- Task to carry out: Reproduce word for word the lines from the beginning of the entries to the line with "const lineGap = 34;", both included, but none of the pictures.

(Source code of charts)
================

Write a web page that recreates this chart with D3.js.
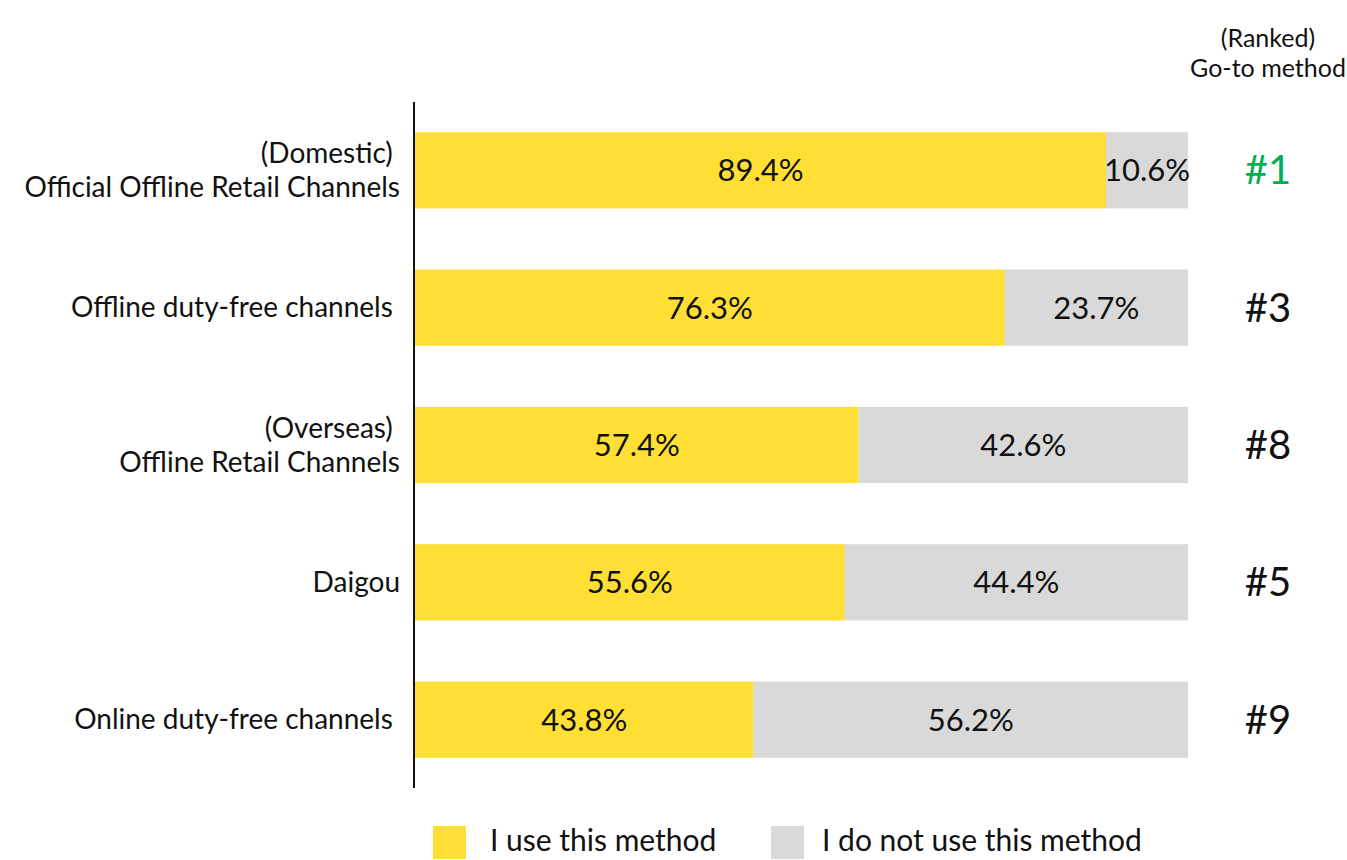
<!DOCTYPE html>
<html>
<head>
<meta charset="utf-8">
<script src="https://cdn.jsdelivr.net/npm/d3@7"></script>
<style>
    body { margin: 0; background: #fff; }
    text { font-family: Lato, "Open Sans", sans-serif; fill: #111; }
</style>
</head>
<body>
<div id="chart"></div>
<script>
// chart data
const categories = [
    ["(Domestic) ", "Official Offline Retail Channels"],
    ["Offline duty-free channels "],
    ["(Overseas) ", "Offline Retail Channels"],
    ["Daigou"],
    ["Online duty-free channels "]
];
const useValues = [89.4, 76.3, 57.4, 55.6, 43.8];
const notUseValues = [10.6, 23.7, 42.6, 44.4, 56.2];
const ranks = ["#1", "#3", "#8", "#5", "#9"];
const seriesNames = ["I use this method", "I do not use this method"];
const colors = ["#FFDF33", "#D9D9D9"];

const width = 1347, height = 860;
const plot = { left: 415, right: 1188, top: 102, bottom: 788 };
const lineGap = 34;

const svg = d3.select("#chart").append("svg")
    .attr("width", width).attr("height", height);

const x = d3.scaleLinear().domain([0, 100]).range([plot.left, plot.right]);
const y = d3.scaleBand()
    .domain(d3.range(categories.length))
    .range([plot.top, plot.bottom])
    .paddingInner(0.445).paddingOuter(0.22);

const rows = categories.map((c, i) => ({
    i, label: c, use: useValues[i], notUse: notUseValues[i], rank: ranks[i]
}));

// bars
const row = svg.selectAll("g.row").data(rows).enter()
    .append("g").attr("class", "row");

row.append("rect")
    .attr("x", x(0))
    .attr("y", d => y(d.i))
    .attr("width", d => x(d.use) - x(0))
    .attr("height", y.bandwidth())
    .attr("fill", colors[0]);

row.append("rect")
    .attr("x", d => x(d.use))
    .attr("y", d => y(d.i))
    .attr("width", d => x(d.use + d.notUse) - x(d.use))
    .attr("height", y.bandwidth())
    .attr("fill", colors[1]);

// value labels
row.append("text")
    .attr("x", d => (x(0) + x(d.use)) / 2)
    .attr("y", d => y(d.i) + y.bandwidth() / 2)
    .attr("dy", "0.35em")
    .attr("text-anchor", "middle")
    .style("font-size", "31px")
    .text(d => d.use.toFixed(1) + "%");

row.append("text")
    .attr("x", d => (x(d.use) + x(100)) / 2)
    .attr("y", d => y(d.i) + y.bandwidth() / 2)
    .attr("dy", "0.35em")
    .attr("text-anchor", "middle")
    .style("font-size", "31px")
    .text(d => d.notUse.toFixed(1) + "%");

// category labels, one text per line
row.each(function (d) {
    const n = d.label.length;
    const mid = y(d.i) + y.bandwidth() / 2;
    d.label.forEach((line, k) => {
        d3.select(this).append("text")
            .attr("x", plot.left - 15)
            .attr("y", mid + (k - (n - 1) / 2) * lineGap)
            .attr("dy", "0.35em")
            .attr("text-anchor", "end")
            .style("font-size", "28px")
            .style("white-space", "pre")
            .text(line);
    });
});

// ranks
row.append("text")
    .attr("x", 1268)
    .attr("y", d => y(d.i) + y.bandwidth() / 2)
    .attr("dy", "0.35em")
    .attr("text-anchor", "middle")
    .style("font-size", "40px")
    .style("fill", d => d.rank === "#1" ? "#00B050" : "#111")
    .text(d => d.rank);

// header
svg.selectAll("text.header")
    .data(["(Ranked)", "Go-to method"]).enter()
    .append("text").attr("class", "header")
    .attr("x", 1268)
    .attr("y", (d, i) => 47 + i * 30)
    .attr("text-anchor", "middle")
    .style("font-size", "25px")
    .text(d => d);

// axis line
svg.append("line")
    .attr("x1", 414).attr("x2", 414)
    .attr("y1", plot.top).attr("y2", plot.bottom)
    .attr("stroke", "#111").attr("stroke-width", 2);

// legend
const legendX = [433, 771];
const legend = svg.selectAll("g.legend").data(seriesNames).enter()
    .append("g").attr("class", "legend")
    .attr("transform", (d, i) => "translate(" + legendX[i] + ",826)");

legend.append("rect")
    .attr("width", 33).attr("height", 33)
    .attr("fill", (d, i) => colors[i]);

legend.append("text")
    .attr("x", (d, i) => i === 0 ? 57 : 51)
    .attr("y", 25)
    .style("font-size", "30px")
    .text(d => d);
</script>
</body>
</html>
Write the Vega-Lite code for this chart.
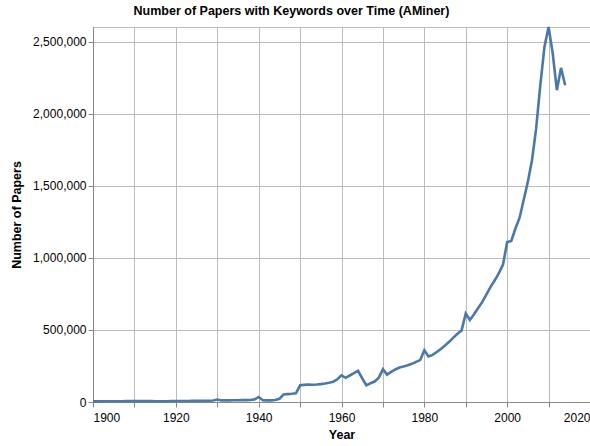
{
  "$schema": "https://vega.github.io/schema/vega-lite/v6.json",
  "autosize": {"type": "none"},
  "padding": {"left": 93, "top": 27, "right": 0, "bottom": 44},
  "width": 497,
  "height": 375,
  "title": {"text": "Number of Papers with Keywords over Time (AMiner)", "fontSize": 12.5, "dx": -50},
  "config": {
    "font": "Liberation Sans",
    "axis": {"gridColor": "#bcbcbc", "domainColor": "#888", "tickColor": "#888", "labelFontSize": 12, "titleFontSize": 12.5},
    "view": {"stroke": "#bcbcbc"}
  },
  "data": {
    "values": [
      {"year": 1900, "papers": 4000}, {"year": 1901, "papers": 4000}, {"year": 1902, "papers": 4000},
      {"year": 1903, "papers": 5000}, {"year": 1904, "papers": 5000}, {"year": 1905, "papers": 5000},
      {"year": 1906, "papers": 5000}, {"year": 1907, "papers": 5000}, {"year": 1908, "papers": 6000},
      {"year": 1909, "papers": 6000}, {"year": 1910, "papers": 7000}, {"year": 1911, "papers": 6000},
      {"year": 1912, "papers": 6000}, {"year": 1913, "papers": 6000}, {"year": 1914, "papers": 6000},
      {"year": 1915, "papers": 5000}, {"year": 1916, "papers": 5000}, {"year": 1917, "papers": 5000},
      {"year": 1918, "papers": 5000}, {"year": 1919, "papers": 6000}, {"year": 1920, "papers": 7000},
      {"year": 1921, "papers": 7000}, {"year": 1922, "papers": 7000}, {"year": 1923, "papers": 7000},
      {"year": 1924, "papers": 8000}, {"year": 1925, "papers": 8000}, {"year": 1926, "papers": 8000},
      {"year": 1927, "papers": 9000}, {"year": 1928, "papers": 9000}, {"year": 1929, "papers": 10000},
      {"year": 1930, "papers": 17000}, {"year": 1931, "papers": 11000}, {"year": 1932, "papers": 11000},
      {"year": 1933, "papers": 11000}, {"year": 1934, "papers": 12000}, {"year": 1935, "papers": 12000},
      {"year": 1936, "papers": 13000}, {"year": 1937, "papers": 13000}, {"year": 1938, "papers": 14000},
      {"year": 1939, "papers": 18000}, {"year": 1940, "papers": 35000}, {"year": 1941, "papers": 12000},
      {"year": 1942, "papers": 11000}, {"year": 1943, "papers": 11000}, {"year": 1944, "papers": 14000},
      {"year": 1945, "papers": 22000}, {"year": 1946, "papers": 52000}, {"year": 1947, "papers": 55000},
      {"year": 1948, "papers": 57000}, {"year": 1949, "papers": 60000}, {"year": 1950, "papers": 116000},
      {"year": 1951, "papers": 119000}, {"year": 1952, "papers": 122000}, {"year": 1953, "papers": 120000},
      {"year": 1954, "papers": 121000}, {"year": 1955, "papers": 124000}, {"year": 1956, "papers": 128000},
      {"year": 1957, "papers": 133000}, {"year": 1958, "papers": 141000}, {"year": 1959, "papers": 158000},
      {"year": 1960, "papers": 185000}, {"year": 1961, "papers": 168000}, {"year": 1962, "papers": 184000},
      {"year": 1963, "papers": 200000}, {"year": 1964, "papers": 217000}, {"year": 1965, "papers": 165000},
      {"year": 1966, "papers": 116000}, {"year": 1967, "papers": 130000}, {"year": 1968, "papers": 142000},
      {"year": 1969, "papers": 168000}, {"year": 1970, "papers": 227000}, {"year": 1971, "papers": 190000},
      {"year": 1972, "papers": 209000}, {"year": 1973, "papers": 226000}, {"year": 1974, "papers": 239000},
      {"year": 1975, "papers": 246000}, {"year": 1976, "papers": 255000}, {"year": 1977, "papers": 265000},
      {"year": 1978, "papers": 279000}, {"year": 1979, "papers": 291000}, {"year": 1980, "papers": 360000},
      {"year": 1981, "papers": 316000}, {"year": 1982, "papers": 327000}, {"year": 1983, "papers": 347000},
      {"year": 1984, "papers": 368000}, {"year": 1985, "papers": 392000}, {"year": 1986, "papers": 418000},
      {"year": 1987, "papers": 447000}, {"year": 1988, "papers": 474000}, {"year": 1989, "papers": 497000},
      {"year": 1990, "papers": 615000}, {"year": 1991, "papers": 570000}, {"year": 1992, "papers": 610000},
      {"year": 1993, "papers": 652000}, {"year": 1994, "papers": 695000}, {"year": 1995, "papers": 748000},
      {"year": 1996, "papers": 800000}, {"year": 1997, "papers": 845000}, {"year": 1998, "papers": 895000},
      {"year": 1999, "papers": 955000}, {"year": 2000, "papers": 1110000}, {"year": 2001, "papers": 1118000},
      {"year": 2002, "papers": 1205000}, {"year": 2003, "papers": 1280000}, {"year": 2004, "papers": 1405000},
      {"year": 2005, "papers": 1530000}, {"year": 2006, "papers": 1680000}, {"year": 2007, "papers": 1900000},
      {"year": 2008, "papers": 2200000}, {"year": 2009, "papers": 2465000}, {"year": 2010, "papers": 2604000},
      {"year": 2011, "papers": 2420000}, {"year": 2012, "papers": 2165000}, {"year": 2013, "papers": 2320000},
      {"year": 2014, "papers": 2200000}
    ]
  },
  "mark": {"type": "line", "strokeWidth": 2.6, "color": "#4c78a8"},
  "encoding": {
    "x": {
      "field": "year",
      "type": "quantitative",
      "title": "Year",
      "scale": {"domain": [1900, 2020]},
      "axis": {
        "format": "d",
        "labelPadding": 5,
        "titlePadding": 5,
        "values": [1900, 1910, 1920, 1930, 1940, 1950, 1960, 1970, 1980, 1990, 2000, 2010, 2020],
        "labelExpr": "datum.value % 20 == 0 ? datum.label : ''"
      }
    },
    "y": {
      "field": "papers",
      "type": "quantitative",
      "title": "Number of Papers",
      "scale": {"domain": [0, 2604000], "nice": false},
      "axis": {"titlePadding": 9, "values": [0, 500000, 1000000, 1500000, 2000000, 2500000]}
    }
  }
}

================

- Solution below:
Write a web page that recreates this chart with D3.js.
<!DOCTYPE html>
<html>
<head>
<meta charset="utf-8">
<script src="https://cdn.jsdelivr.net/npm/d3@7"></script>
<style>
    body { margin: 0; background: #fff; }
    text { font-family: Lato, "Open Sans", sans-serif; fill: #111; }
</style>
</head>
<body>
<div id="chart"></div>
<script>
// chart data
const categories = [
    ["(Domestic) ", "Official Offline Retail Channels"],
    ["Offline duty-free channels "],
    ["(Overseas) ", "Offline Retail Channels"],
    ["Daigou"],
    ["Online duty-free channels "]
];
const useValues = [89.4, 76.3, 57.4, 55.6, 43.8];
const notUseValues = [10.6, 23.7, 42.6, 44.4, 56.2];
const ranks = ["#1", "#3", "#8", "#5", "#9"];
const seriesNames = ["I use this method", "I do not use this method"];
const colors = ["#FFDF33", "#D9D9D9"];

const width = 1347, height = 860;
const plot = { left: 415, right: 1188, top: 102, bottom: 788 };
const lineGap = 34;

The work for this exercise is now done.